Wednesday, October 08, 2014

A few thoughts on (e)merge and the theory of Thermodynamics

The fourth edition of the (e)merge art fair just concluded on Sunday, and I feel pretty sure that I can take a decent shot at guessing that the fifth iteration will come next year.

I remember how surprised the DMV art scribes were in announcing (e)merge's return for a second iteration in 2012. After all, the international art fair model, so successful in most of the planet's capitals had been tried  before here, most recently by ArtDC, and had been an abject failure.

The DMV "art press" was really surprised!

"People in DC just don't buy art," will tell you failed gallerists and failed art dealers (and most DMV artists).

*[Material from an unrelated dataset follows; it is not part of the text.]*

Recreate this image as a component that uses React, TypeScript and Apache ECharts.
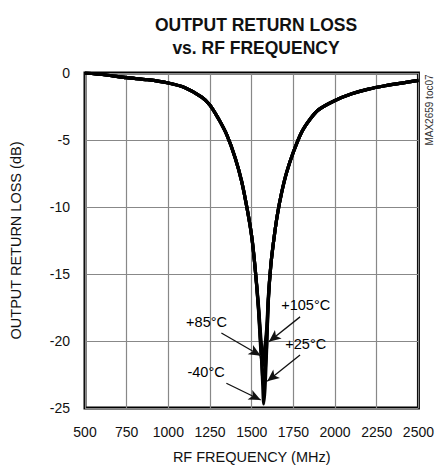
import React, { useEffect, useRef } from "react";
import * as echarts from "echarts";

const freqMHz = [500, 625, 750, 875, 1000, 1100, 1200, 1250, 1300, 1350, 1400, 1440, 1475, 1500, 1520, 1540, 1555, 1565, 1572, 1580, 1590, 1600, 1615, 1635, 1655, 1680, 1710, 1750, 1800, 1850, 1900, 2000, 2100, 2200, 2300, 2400, 2500];

const rlMinus40 = [0, -0.15, -0.35, -0.5, -0.75, -1.1, -1.8, -2.4, -3.4, -4.6, -6.3, -8.1, -10.3, -12.2, -14.5, -17.5, -20.5, -23.0, -24.7, -23.5, -20.5, -17.0, -14.3, -12.2, -10.5, -8.9, -7.4, -5.9, -4.4, -3.45, -2.75, -2.05, -1.55, -1.2, -0.95, -0.75, -0.55];
const rlPlus25 = [0, -0.15, -0.35, -0.5, -0.75, -1.1, -1.8, -2.4, -3.4, -4.6, -6.3, -8.1, -10.3, -12.2, -14.5, -17.4, -20.3, -22.6, -23.4, -22.4, -20.2, -16.9, -14.3, -12.2, -10.5, -8.9, -7.4, -5.9, -4.4, -3.45, -2.75, -2.05, -1.55, -1.2, -0.95, -0.75, -0.55];
const rlPlus85 = [0, -0.15, -0.35, -0.5, -0.75, -1.1, -1.8, -2.4, -3.4, -4.6, -6.3, -8.1, -10.3, -12.2, -14.5, -17.6, -20.8, -21.9, -21.3, -20.3, -19.0, -16.6, -14.3, -12.2, -10.5, -8.9, -7.4, -5.9, -4.4, -3.45, -2.75, -2.05, -1.55, -1.2, -0.95, -0.75, -0.55];
const rlPlus105 = [0, -0.15, -0.35, -0.5, -0.75, -1.1, -1.8, -2.4, -3.4, -4.6, -6.3, -8.1, -10.3, -12.2, -14.5, -17.2, -19.8, -21.0, -21.2, -20.6, -19.4, -16.8, -14.3, -12.2, -10.5, -8.9, -7.4, -5.9, -4.4, -3.45, -2.75, -2.05, -1.55, -1.2, -0.95, -0.75, -0.55];

const labelTexts = ["+105°C", "+85°C", "+25°C", "-40°C"];
const labelFreq = [1824, 1229, 1824, 1226];
const labelDb = [-17.35, -18.55, -20.2, -22.35];
const arrowFromFreq = [1790, 1318, 1790, 1348];
const arrowFromDb = [-18.2, -19.4, -21.05, -23.15];
const arrowToFreq = [1603, 1554, 1593, 1554];
const arrowToDb = [-20.05, -21.1, -23.0, -24.4];

const xTicks = [500, 2500, 250];
const yTicks = [-25, 0, 5];

const FONT = "'Liberation Sans', Arial, sans-serif";

function pairs(xs: number[], ys: number[]) {
  return xs.map((x, i) => [x, ys[i]]);
}

export default function App() {
  const ref = useRef<HTMLDivElement>(null);
  useEffect(() => {
    document.body.style.margin = "0";
    const chart = echarts.init(ref.current!, null, { renderer: "svg" });
    const curve = (name: string, vals: number[]) => ({
      name,
      type: "line",
      data: pairs(freqMHz, vals),
      symbol: "none",
      smooth: 0.3,
      lineStyle: { color: "#000", width: 3.2 },
      z: 3,
    });
    chart.setOption({
      animation: false,
      backgroundColor: "#fff",
      textStyle: { fontFamily: FONT },
      title: {
        text: "OUTPUT RETURN LOSS\nvs. RF FREQUENCY",
        left: 251,
        top: 8,
        textAlign: "center",
        textStyle: {
          fontFamily: FONT,
          fontWeight: "bold",
          fontSize: 17.5,
          lineHeight: 23,
          color: "#111",
        },
      },
      grid: {
        left: 83,
        right: 15,
        top: 73,
        bottom: 62,
        show: true,
        borderColor: "#000",
        borderWidth: 3,
        backgroundColor: "transparent",
      },
      xAxis: {
        type: "value",
        min: xTicks[0],
        max: xTicks[1],
        interval: xTicks[2],
        name: "RF FREQUENCY (MHz)",
        nameLocation: "middle",
        nameGap: 41,
        nameTextStyle: { fontFamily: FONT, fontSize: 14.5, color: "#111" },
        axisLine: { show: false },
        axisTick: { show: false },
        axisLabel: {
          fontFamily: FONT,
          fontSize: 14,
          color: "#111",
          margin: 17,
          formatter: (v: number) => String(v),
        },
        splitLine: { show: true, lineStyle: { color: "#888", width: 1.2 } },
      },
      yAxis: {
        type: "value",
        min: yTicks[0],
        max: yTicks[1],
        interval: yTicks[2],
        name: "OUTPUT RETURN LOSS (dB)",
        nameLocation: "middle",
        nameGap: 62,
        nameTextStyle: { fontFamily: FONT, fontSize: 14.5, color: "#111" },
        axisLine: { show: false },
        axisTick: { show: false },
        axisLabel: { fontFamily: FONT, fontSize: 14, color: "#111", margin: 15 },
        splitLine: { show: true, lineStyle: { color: "#888", width: 1.2 } },
      },
      graphic: [
        {
          type: "text",
          x: 429,
          y: 110,
          rotation: Math.PI / 2,
          style: {
            text: "MAX2659 toc07",
            fontFamily: FONT,
            fontSize: 10,
            fill: "#333",
            align: "center",
            verticalAlign: "middle",
          },
        },
      ],
      series: [
        curve("-40°C", rlMinus40),
        curve("+25°C", rlPlus25),
        curve("+85°C", rlPlus85),
        curve("+105°C", rlPlus105),
        {
          name: "labels",
          type: "scatter",
          symbolSize: 0,
          silent: true,
          data: labelTexts.map((t, i) => ({ value: [labelFreq[i], labelDb[i]], name: t })),
          label: {
            show: true,
            position: "inside",
            formatter: (p: any) => p.name,
            fontFamily: FONT,
            fontSize: 14.5,
            color: "#000",
          },
          itemStyle: { opacity: 1 },
          markLine: {
            silent: true,
            symbol: ["none", "arrow"],
            symbolSize: [8, 12],
            label: { show: false },
            lineStyle: { color: "#111", width: 1.3, type: "solid" },
            data: arrowFromFreq.map((f, i) => [
              { coord: [f, arrowFromDb[i]] },
              { coord: [arrowToFreq[i], arrowToDb[i]] },
            ]),
          },
          z: 4,
        },
      ],
    });
    return () => chart.dispose();
  }, []);
  return <div ref={ref} style={{ width: 437, height: 470 }} />;
}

In any endeavor, the reasons for failures usually appear to trump the reasons for success (and thus why many slackers love socialism as long as somebody else is willing to work hard), and thus the scribes' 2012 surprise that (e)merge was returning was but a true representation of shock from the scant DC area art press; they all but expected for (e)merge to fail. 

When it came back in 2013, and again this year, the surprise was somewhat lessened, and the hardworking bloggers added impetus to the drive. The mainstream media's "lessened surprised" will hopefully never be replaced by the DMV mainstream media's usual attitude towards the capital region's visual arts: apathy.

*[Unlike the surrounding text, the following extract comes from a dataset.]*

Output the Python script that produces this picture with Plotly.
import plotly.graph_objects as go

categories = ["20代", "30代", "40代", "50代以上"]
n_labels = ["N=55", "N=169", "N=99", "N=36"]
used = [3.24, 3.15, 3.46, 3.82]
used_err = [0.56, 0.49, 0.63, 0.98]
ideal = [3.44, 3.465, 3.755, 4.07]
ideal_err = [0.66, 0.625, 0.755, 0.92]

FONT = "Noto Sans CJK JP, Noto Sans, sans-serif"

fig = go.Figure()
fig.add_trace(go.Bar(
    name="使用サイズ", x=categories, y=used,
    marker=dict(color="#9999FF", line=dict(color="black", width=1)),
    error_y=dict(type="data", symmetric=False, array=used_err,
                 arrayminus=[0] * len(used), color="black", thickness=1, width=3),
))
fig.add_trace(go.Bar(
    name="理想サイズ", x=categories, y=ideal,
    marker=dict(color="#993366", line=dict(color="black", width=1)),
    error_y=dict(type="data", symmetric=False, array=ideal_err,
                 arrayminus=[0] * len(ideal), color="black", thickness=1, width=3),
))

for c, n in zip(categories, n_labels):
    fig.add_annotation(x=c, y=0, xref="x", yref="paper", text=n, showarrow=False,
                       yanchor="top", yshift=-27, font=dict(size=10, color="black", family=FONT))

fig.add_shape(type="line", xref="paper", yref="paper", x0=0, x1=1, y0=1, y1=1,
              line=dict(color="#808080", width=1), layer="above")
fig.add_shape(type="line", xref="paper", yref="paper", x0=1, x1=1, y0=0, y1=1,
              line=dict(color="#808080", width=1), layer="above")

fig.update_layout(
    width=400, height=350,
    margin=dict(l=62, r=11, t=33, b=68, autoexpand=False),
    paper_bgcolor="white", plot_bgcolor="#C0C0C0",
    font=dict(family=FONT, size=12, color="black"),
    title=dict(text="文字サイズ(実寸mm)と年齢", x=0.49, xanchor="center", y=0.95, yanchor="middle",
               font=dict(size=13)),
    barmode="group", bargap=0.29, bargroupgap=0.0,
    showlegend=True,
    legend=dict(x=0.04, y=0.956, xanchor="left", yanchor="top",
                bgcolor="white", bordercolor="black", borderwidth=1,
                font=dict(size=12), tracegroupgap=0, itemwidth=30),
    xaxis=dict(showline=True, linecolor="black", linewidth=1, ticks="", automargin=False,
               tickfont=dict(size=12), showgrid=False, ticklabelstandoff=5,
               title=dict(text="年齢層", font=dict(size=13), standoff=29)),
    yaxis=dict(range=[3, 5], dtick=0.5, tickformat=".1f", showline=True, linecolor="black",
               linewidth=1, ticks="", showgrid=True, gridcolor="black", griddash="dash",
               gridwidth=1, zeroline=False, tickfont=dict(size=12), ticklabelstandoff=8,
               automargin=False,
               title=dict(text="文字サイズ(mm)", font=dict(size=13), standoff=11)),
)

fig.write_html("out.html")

In fact the WaPo is a 2014 sponsor - Yay!

Back on track: It is clear that (e)merge's continuity is mostly the result of Connersmith's dynamic duo partners' hard work and faith on the DMV visual arts future.  Jamie Smith and Leigh Conner are savvy, experienced and connected art world personalities, and they are not afraid of hard work, extraordinary leaps of faith on the promise of the future, as well as the occasional ass kick... to make things happen. 

But I think that the most positive result to that unexpected continuity for DC's only art fair model (and as I think the near future will show) is that (e)merge is now providing a bridge to what can best be described as a kindling new revival to the DMV visual art scene.

Think warmth.

The "outside the DMV" art cabal is sensing something here in the area... I know this because there's no one on this planet that knows more about the DMV visual art scene than I do.

That was not irony, that is fact, and my evidence is that I am constantly getting emailed, queried, called, probed and asked for data, info, opinion and input about a diverse and mind-blowing set of issues all centered on the focus of DMV visual arts... this has happened for years, after all, I am an eloquent, erudite, outgoing, high IQ, likable, sexy, good-looking, hard working person who doesn't think of any of this stuff as "work."

Newspaper editors, everybody else's art critics, radio, art fair organizers, artists, gallerists, blah, blah, blah... they are all always reaching out to me for the most precious thing on the universe: Information.

And there's a theory (actually a law) of thermodynamics that is also adapted to other fields and now often used to predict (of all things) a virus or cyberspace attack (before it happens) based on the second law of thermodynamics as exemplified by the flow of hot water through a pipe... cough, cough.

If you don't know what I'm talking about, then you probably are really, really good at what you do, but stand zip chance of being invited to join Mensa.

And that law of thermodynamics, which when first discussed over a decade ago in application to cyberspace traffic was laughed at, can now routinely be applied to nearly everything dealing with information.

The DMV visual art scene's water is warming up folks... and (e)merge's continuity is a big part of it... is it the gas heater heating the pipe? or the warming water running though it? Not sure, and there's very little tangible evidence to prove what I am submitting here, but listen to the Lenster when he tells you that there are a lot of excited Rydberg atoms in the DMV visual arts waters, as the temperature of a group of particles (of which (e)merge is a key one) is always a great indication of the level of excitation of a system.

There are (of course) notable exceptions to this rule, such as systems that exhibit negative temperature -- like the DMV mainstream press, which (ever since Gene Robinson killed the visual arts coverage of the Washington Post's Style Section a few years ago when he was sadly made the Style Section editor for a disastrous few years), continues to fail to inform its diminishing readership about the plastic arts.

When it all happens, whatever it is about to happen with the DMV visual arts scene in the near future, they will be surprised and shocked once again...

Go (e)merge! See ya next year! And... Thank You!